The commission has now recommended that the WCD set up a high-level committee to look into the functioning of these homes and the NGOs to ascertain their genuineness. It has also recommended that the charge of CWC-Nuh be handed over to the CWC of adjoining districts for the duration of the enquiry to ensure documents cannot be tampered with. Additionally, the HSCPCR had demanded that the background of all children residing at the two CCis be verified and they be shifted to other centres.
Meanwhile, the CCI management has dismissed all charges, saying their documentation was immaculate.
Bainda she found that the Nuh CWC and district child protection unit (DCPU) were sending children from different states to CCIs without informing the state child rights commission, which is a violation of Section 58 of the JJ Act.
At CCI Orphan In Need, nearly 42km from Gurugram, the team found that documentation was lacking, no child was placed for adoption, guardians of many children had not appeared before the CWC/DCPU and only Muslim children were lodged in one of the homes, Bainda said.
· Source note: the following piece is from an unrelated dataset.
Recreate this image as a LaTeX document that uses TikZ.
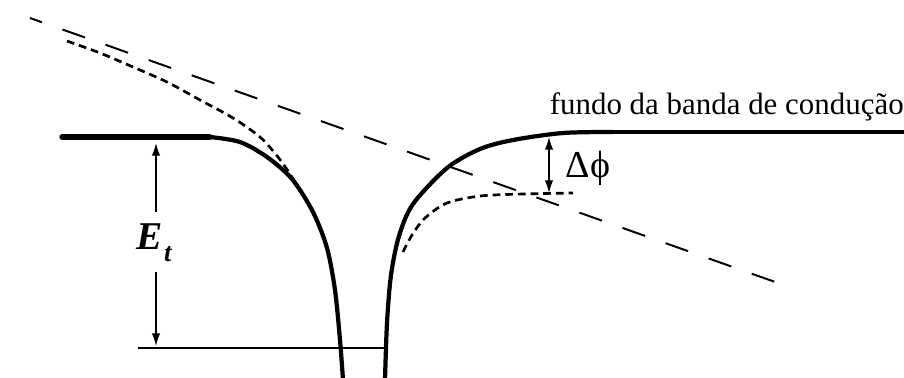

“There were 55 children in the home, 25 were reported to be enrolled in schools but no supporting documents were presented. The remaining children were reportedly receiving tuition on campus, for which only two teachers were engaged,” Bainda said.
Though the home was registered on December 12, 2017 for five years, they allegedly did not present any registration certificate for the NGO and the management committee was not constituted as per sub-section 2 of Section 53 of the Act.
“The CCI has adequate infrastructure, but there’s no approach road,” Bainda said, adding that the centre is three kilometers off the main road.
Another major issue was the files allegedly had an affidavit of surrender by the guardian and the affidavit had objectionable clauses. “Among the clauses were—Guardian not to hold NGO responsible in case of injury/death of child; admission of child in CCI at guardian’s own risk and responsibility; home will not be held responsible in case the child runs away,” Bainda said.
Bainda said that the CWC and DCPU officials also gave conflicting statements on absence of documents for transfer from Palwal.
Chairperson of CWC, Nuh Mohammadi, refuted the claims stating, “Most of the homes have minor issues and they can be rectified. We have met the guardians of the children who are orphan and the allegations are baseless.”
Anish Musa (40) founder of Orphan in Need, said, “The files are maintained as per the CWC direction; we are trapped in a fight between HSCPCR and CWC. The children are Muslims as they are from Nuh.”
Several violations were also reported from another CCI Deepalaya, in Gurbethi village of Tauru.
Rahul Sharma, in-charge of the home, said there were violations but he has updated all the files and completed documentation and submitted the same to the CWC. There are 60 children in this home.